● Stated task
Quote the whole listing word for word. Do not include the pictures.
------------
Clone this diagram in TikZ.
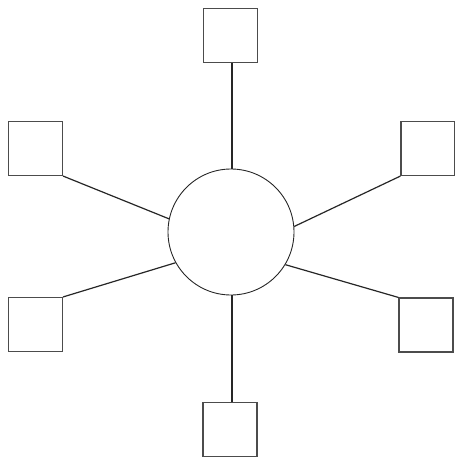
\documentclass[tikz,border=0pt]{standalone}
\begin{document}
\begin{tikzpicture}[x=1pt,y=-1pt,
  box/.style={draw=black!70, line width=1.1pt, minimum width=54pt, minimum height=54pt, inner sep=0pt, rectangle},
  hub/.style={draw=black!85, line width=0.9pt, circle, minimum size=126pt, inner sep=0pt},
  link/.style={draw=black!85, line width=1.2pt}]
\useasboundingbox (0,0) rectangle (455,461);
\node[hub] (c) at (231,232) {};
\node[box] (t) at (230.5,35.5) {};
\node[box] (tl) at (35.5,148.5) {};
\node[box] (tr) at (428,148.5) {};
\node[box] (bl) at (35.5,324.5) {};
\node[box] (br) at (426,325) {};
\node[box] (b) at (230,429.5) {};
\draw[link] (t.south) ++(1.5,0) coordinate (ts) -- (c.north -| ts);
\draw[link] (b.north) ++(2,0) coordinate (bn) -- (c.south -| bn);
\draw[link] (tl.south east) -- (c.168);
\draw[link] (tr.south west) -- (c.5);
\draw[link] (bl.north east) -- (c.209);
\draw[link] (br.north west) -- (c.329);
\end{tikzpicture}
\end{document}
------------
● Response to the task
Clone this diagram in TikZ.
\documentclass[tikz,border=0pt]{standalone}
\begin{document}
\begin{tikzpicture}[x=1pt,y=-1pt,
  box/.style={draw=black!70, line width=1.1pt, minimum width=54pt, minimum height=54pt, inner sep=0pt, rectangle},
  hub/.style={draw=black!85, line width=0.9pt, circle, minimum size=126pt, inner sep=0pt},
  link/.style={draw=black!85, line width=1.2pt}]
\useasboundingbox (0,0) rectangle (455,461);
\node[hub] (c) at (231,232) {};
\node[box] (t) at (230.5,35.5) {};
\node[box] (tl) at (35.5,148.5) {};
\node[box] (tr) at (428,148.5) {};
\node[box] (bl) at (35.5,324.5) {};
\node[box] (br) at (426,325) {};
\node[box] (b) at (230,429.5) {};
\draw[link] (t.south) ++(1.5,0) coordinate (ts) -- (c.north -| ts);
\draw[link] (b.north) ++(2,0) coordinate (bn) -- (c.south -| bn);
\draw[link] (tl.south east) -- (c.168);
\draw[link] (tr.south west) -- (c.5);
\draw[link] (bl.north east) -- (c.209);
\draw[link] (br.north west) -- (c.329);
\end{tikzpicture}
\end{document}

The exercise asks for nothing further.